Every individual truck driver has a distinct narrative surrounding their entry into the industry. The truck driving industry is full of compelling stories on how people found themselves in the driver’s seat. Some follow a family tradition, while others use the industry to transition from military service. Some have known they’ve wanted to be a professional driver for years and have made a conscious choice to pursue a career in the field.
But when unloading the journey of Rose Rojo, one of the five esteemed drivers acknowledged by the Truckload Carriers Association (TCA) as a 2023 Professional Driver of the Year, you’ll discover a rather unconventional route.
In 2000, Rose Rojo’s former husband enrolled in a trucking school. This was a time when the number of women joining the industry was very small.
“When I first started driving, whenever we arrived for a drop-off or pick-up, my ex-husband went inside and handled the business side of things,” she said. “He protected me from the awkward looks and snide comments. I just drove the truck… Today, I believe women make up about 12% of drivers, so it’s not as bad as it was, but we are still fighting to gain acceptance.”
Rose played a significant role in assisting her ex-husband in earning his CDL, as he was not fluent in English. She attended classes with him and helped him interpret the coursework. She retained and understood the material well, and when the time came for testing, the instructor told Rose, “You’ve already taken the class — why not go ahead and get your CDL?”
The rest, as they say, is history. Rose Rojo has now dedicated more than two decades to the trucking industry.
Rose and her ex-husband started their journey in the industry as an owner-operator driving team, predominantly transporting grain through the Texas Panhandle. After about six years on the road, Rose decided to step away from the trucking world and took up a position with the U.S. Department of Agriculture in Texas. The allure of the open road called her back, and by 2010, she re-entered the world of trucking, driving for C.R. England.
Over the course of her career, she has worked with approximately four different carriers, including an eight-year stint with John Christner Trucking in Sapulpa, Okla. At Christner, she was nominated for TCA Driver of the Year, following similar accolades from the Oklahoma Trucking Association. Now, she drives for R.E. Garrison, an employee-owned carrier based in Alabama.
What captivates Rose the most about truck driving is the opportunity to travel, a passion close to her heart.
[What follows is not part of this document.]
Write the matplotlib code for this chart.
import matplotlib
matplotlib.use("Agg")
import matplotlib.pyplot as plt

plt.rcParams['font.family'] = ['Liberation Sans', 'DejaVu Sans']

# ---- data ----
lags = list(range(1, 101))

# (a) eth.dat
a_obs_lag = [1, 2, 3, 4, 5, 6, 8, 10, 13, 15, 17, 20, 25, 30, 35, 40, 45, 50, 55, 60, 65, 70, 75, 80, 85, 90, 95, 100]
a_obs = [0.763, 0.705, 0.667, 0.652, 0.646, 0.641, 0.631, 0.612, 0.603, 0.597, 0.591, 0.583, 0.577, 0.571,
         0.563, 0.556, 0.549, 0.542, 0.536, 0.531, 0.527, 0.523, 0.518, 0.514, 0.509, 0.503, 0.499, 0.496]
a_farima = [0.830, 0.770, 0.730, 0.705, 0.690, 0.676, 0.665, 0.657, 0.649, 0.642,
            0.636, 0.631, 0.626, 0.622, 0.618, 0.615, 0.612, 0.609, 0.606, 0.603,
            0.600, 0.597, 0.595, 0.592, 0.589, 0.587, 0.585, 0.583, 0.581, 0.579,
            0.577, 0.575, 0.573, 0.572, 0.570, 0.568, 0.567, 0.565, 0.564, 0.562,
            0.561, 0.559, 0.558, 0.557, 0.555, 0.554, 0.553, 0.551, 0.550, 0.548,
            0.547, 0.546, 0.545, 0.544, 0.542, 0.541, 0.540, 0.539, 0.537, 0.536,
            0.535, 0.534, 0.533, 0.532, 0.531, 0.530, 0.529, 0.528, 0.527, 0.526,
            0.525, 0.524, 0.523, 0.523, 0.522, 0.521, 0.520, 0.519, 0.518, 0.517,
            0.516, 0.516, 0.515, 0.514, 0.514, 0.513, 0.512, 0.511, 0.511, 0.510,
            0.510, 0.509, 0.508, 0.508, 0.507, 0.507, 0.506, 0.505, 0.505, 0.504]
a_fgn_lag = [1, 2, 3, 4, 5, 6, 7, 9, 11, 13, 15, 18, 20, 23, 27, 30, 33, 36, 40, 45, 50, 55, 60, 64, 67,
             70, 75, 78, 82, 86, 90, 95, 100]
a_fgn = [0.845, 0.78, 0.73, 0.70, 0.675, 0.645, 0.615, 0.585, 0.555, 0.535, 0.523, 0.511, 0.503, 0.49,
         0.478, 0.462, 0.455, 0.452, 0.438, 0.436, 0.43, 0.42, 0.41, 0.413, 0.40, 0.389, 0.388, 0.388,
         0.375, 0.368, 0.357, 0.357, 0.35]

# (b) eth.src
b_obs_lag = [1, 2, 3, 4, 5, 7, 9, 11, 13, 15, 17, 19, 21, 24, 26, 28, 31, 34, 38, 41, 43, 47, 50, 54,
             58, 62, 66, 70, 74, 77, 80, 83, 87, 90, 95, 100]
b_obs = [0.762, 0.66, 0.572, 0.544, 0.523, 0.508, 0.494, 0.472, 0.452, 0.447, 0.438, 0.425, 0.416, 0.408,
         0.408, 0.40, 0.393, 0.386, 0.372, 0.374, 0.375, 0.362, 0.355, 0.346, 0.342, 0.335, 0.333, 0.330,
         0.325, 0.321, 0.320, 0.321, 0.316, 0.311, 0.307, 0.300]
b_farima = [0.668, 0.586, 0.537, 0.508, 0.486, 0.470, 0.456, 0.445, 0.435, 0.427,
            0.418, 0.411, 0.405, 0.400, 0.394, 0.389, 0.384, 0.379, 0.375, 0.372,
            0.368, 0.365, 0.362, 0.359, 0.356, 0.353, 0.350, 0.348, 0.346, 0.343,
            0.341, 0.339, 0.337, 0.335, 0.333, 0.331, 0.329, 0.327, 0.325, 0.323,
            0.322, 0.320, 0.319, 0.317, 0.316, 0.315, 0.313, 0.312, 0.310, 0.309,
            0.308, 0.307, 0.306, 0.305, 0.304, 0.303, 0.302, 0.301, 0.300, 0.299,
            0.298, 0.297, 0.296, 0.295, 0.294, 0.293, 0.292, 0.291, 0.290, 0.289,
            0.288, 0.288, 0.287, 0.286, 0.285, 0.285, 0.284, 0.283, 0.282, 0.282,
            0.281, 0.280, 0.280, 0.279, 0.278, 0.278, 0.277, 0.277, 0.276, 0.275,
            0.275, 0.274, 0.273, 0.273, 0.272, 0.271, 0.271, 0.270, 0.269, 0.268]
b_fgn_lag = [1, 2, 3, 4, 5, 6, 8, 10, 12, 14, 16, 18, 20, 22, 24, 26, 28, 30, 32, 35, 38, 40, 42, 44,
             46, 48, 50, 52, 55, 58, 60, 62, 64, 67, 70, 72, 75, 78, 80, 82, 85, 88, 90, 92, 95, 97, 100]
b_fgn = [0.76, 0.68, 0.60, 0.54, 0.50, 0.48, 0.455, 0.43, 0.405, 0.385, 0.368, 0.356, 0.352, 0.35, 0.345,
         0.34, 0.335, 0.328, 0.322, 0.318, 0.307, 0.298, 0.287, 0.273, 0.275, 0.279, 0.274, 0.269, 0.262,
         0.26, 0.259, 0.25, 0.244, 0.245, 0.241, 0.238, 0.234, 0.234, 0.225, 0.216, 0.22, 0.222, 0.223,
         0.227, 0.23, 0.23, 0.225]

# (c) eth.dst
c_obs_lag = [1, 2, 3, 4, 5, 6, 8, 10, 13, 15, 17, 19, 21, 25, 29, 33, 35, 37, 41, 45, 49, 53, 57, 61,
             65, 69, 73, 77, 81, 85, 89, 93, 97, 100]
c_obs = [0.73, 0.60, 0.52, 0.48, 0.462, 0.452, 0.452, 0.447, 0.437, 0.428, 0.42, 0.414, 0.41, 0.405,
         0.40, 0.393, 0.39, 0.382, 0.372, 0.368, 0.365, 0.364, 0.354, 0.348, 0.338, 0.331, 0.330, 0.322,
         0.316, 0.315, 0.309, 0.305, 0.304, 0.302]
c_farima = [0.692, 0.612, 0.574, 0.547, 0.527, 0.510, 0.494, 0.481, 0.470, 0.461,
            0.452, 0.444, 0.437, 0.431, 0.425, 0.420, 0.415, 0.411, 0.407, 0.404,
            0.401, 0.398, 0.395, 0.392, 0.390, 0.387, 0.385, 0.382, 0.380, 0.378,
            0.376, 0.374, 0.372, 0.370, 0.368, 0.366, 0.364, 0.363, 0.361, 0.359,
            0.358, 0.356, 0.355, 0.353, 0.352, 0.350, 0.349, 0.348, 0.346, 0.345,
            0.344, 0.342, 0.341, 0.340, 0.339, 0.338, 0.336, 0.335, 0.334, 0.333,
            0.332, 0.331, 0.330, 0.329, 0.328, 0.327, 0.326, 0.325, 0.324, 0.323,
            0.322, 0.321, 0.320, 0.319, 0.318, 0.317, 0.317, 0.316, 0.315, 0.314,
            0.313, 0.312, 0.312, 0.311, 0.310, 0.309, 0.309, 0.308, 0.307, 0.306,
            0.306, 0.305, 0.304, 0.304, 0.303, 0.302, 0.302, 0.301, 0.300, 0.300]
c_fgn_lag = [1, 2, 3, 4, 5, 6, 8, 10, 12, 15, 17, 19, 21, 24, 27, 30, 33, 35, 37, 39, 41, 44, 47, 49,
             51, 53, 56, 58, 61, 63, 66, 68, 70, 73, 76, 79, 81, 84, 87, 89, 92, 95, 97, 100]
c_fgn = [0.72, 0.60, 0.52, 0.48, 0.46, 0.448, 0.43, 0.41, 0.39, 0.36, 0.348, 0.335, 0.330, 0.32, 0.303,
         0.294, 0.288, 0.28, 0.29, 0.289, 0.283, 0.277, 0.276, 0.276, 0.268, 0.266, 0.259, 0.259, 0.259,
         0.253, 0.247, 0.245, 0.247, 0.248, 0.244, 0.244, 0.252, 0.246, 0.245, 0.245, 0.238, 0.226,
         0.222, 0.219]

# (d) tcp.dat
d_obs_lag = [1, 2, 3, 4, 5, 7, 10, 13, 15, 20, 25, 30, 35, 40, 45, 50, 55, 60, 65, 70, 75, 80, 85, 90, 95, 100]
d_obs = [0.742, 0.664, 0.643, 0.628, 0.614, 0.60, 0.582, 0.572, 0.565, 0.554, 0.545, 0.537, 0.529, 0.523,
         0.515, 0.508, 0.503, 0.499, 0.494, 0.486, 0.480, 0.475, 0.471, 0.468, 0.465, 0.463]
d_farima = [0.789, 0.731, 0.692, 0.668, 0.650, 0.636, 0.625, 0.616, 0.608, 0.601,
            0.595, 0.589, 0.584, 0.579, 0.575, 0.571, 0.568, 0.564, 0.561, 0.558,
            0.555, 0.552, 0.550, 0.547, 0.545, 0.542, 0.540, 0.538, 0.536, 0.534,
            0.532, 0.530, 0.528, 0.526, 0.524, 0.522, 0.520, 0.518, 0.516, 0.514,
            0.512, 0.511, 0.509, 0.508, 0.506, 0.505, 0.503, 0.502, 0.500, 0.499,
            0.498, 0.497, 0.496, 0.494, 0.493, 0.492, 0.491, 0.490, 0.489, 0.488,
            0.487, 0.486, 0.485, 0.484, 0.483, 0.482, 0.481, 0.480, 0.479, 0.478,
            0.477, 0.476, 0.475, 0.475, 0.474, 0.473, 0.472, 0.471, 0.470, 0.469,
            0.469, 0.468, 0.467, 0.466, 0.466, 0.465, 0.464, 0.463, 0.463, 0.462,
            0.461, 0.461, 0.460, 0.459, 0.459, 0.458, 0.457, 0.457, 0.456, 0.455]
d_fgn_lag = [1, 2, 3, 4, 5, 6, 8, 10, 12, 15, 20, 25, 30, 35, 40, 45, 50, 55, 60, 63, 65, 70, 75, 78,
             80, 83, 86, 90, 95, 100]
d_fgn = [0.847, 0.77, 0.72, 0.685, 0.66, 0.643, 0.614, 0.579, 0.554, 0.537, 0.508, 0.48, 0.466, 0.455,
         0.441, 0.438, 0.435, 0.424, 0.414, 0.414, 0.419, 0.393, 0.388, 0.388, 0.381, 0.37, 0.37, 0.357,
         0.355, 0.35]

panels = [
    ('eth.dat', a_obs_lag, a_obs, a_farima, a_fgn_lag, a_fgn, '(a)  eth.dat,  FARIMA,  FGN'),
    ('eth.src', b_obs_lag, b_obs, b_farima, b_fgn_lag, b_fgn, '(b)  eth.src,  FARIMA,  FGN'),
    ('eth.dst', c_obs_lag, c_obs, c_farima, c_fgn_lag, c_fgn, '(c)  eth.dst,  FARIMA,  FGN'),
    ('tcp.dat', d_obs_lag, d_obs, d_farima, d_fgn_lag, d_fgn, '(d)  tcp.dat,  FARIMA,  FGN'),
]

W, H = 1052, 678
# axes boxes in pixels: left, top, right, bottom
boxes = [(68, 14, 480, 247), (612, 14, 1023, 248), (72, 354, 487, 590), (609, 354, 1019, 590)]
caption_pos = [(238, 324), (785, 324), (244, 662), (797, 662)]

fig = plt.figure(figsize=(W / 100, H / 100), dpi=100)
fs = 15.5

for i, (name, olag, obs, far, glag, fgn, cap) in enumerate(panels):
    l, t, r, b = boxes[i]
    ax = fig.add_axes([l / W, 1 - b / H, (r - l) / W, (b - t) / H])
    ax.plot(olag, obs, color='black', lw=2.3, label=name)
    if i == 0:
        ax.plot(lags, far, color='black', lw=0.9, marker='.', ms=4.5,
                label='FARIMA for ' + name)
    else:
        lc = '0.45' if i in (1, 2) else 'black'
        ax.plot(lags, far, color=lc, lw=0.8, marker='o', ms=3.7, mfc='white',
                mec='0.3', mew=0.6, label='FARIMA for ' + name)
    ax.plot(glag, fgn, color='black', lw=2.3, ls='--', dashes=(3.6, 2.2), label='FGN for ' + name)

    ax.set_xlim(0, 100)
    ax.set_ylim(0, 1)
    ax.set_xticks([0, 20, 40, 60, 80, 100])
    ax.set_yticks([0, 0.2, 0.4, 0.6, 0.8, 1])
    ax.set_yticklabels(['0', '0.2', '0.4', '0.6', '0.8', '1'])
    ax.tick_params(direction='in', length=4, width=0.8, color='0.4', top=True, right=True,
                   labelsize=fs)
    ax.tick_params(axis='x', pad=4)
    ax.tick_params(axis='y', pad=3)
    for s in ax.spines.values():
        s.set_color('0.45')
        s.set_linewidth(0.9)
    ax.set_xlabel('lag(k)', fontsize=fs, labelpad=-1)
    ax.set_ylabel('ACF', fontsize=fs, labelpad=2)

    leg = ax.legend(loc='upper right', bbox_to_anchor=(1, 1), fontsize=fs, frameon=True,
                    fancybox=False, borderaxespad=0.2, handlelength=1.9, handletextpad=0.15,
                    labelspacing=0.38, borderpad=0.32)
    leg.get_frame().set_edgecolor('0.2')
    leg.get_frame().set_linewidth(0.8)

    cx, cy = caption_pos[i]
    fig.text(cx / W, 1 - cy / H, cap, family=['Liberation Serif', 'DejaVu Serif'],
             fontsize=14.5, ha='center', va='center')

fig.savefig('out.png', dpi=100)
Though the trucking profession is often perceived as solitary, Rose Rojo is wholeheartedly a people person.
She acts as a mentor for new drivers, enjoying the opportunity to share her experiences and wisdom, particularly with women considering truck driving. Additionally, she embarks on annual mission trips to Honduras, where she provides school supplies to children and aids in distributing essential items.
“I love helping people,” Rojo said. “It’s my goal to help those less fortunate than myself.”
Her ultimate passion, however, lies in supporting abused and neglected children. Having personally experienced child abuse, Rose can empathize with children who face similar struggles.
“I’m super proud of what I’ve overcome,” she said.
Rose is proud not just of what she has overcome in her personal life but also of her professional life and how the two are connected for her.
“From my background, going from foster home to foster home, I was able to become an owner-operator, owning my own business. You can do it. You have to keep that mindset. Nothing is impossible to achieve.”
When questioned about the challenges she confronts on a daily basis as a truck driver, Rose highlights the scarcity of secure truck parking and adequate facilities as a significant concern. While recognizing the importance of monitoring driving hours, she expresses her worries that truck drivers might sometimes be subjected to excessive regulation.
“With ELDs, once you start the clock you can’t stop it,” she said. “You are generally forced to do this or forced to do that. Let the driver choose, and I think it would be easier on drivers, and it would ease the problem of truck parking.”
In regards to her goals going forward, it’s simple to Rose.
“I’m just down to earth. I want to help … and make the world a better place,” she said.
Whether she’s steering a truck, embarking on journeys to Central America, or serving as a mentor to others, Rose has achieved remarkable milestones in her career, and her distinction as a TCA Professional Driver of the Year is well earned.